The jury of twelve white men found for Mr. Dinning against six of his attackers and measured his damages at $50,000, or almost $1.7 million in today’s dollars. With that verdict and with the proceeds of a settlement Col. Young pressed in another suit, Mr. Dinning eventually collected the value of $108,000 in today’s dollars.
_____
It might be hoped that 125 years after the Dinning cases were heard that the national racial distemper had been cured, that racial amity had settled upon the land since George Dinning had died in 1930. This is a Pollyanish, Mr. Montgomery asserts.
“The problem with the Confederate flag and granite statues of dead soldiers is that the Civil War never ended. It devolved into skirmishes and entanglements … It rages on Facebook and in classrooms and in the streets of America still. Its agents of trouble are Proud Boys and good old boys and police with no-knock warrants and Whites who should know better but choose silence,” Mr. Montgomery writes in his preface.

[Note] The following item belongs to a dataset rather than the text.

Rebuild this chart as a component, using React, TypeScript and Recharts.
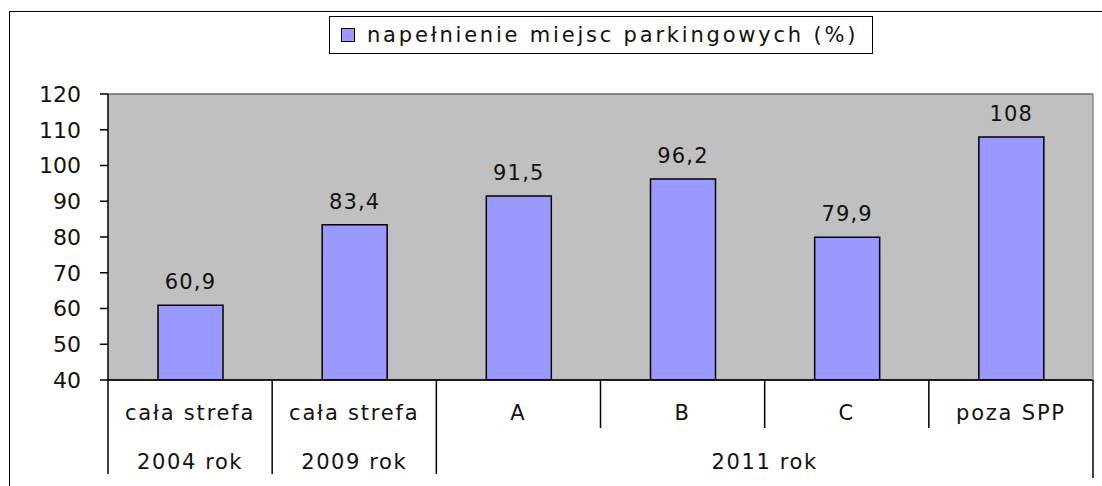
import React from 'react';
import { BarChart, Bar, XAxis, YAxis, CartesianGrid, ReferenceLine, LabelList, Legend } from 'recharts';

const categories = ['cała strefa', 'cała strefa', 'A', 'B', 'C', 'poza SPP'];
const years = ['2004 rok', '2009 rok', '2011 rok', '2011 rok', '2011 rok', '2011 rok'];
const values = [60.9, 83.4, 91.5, 96.2, 79.9, 108];
const yTicks = [40, 50, 60, 70, 80, 90, 100, 110, 120];
const seriesName = 'napełnienie miejsc parkingowych (%)';

const FONT = '"DejaVu Sans", Verdana, sans-serif';
const BAR_FILL = '#9999FF';

const data = categories.map((c, i) => ({ key: i, name: c, year: years[i], value: values[i] }));

// two row category axis, Excel style: sub category on top, year group below
const CategoryTick = (props: any) => {
  const { x, y, payload } = props;
  const i: number = payload.index;
  const half: number = payload.offset || 82;
  const left = x - half;
  const right = x + half;
  const newGroup = i === 0 || years[i] !== years[i - 1];
  const last = i === categories.length - 1;

  let groupLabel = null;
  if (newGroup) {
    let n = 1;
    while (i + n < years.length && years[i + n] === years[i]) n++;
    groupLabel = (
      <text x={left + n * half} y={y + 89} textAnchor="middle" fontSize={21} fontFamily={FONT} fill="#111" letterSpacing={1.6}>
        {years[i]}
      </text>
    );
  }

  return (
    <g>
      <line x1={left} y1={y} x2={left} y2={y + (newGroup ? 94 : 48)} stroke="#000" strokeWidth={1.5} />
      {last && <line x1={right} y1={y} x2={right} y2={y + 98} stroke="#000" strokeWidth={1.5} />}
      <text x={x} y={y + 40} textAnchor="middle" fontSize={21} fontFamily={FONT} fill="#111" letterSpacing={1.8}>
        {categories[i]}
      </text>
      {groupLabel}
    </g>
  );
};

const LegendBox = () => (
  <div
    style={{
      border: '1.5px solid #000',
      width: 544,
      height: 38,
      boxSizing: 'border-box',
      display: 'flex',
      alignItems: 'center',
      background: '#fff',
      fontFamily: FONT,
      fontSize: 21,
      letterSpacing: 2.8,
      color: '#111',
      whiteSpace: 'nowrap',
    }}
  >
    <span
      style={{
        display: 'inline-block',
        width: 12,
        height: 12,
        background: BAR_FILL,
        border: '1.5px solid #000',
        marginLeft: 11,
        marginRight: 12,
      }}
    />
    <span>{seriesName}</span>
  </div>
);

export default function App() {
  return (
    <div style={{ position: 'relative', width: 1102, height: 486, overflow: 'hidden', background: '#fff' }}>
      <style>{'body{margin:0}'}</style>
      <div
        style={{
          position: 'absolute',
          left: 9,
          top: 11,
          width: 1200,
          height: 600,
          borderLeft: '1.5px solid #000',
          borderTop: '1.5px solid #000',
        }}
      />
      <div style={{ position: 'absolute', left: 0, top: 0 }}>
        <BarChart width={1102} height={486} data={data} margin={{ top: 94, right: 8, left: 0, bottom: 0 }}>
          <CartesianGrid vertical={false} stroke="#000" fill="#C0C0C0" fillOpacity={1} />
          <XAxis
            dataKey="key"
            interval={0}
            height={106}
            tickLine={false}
            tickSize={0}
            tickMargin={0}
            axisLine={{ stroke: '#000', strokeWidth: 1.5 }}
            tick={<CategoryTick />}
          />
          <YAxis
            yAxisId="left"
            width={108}
            domain={[40, 120]}
            ticks={yTicks}
            allowDataOverflow
            tickSize={8}
            tickMargin={19}
            axisLine={{ stroke: '#000', strokeWidth: 1.5 }}
            tickLine={{ stroke: '#000', strokeWidth: 1.5 }}
            tick={{ fontSize: 22, fill: '#111', fontFamily: FONT }}
          />
          <YAxis
            yAxisId="right"
            orientation="right"
            width={1}
            domain={[40, 120]}
            tick={false}
            tickLine={false}
            axisLine={{ stroke: '#8c8c8c', strokeWidth: 1.5 }}
          />
          <ReferenceLine yAxisId="left" y={120} stroke="#8c8c8c" strokeWidth={1.5} />
          <Legend
            verticalAlign="middle"
            align="center"
            content={<LegendBox />}
            wrapperStyle={{ top: 16, left: 329, width: 544 }}
          />
          <Bar
            yAxisId="left"
            dataKey="value"
            name={seriesName}
            fill={BAR_FILL}
            stroke="#000"
            strokeWidth={1.5}
            barSize={65}
            isAnimationActive={false}
          >
            <LabelList
              dataKey="value"
              position="top"
              offset={16}
              formatter={(v: any) => String(v).replace('.', ',')}
              style={{ fontSize: 21, fontFamily: FONT, fill: '#111', letterSpacing: 1.2 }}
            />
          </Bar>
        </BarChart>
      </div>
    </div>
  );
}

“The past is never dead. It’s not even past.” – William Faulkner, Requiem for a Nun, (1951).
Twenty-first century Northern Kentuckians live with some ugly facts of racial history. The Taylor-Southgate bridge from Newport to Cincinnati owes part of its name to General James Taylor, who owned human beings. Bellevue, Kentucky, is named for Gen. Taylor’s Newport mansion, where slaves were kept. Toni Morrison’s great novel Beloved, set in fictional versions of Boone County and the outskirts of Cincinnati, is the target of those who would whitewash the American legacy of racial discord.
Race history is full of ironies, and hopeful facts seep in. General Taylor’s mansion later served as a station along the Underground Railway for runaway slaves, and Gen. Taylor freed many of his slaves by the terms of his will, and gave land to a number of them. The late Ms. Morrison has become one of the most revered writers in the American literary canon.
America’s racial history is often horrific, but Ben Montgomery’s vivid account of the travails of George Dinning shows that there is always the promise of redemption.
Montgomery’s book was published by Little Brown Spark in 2021.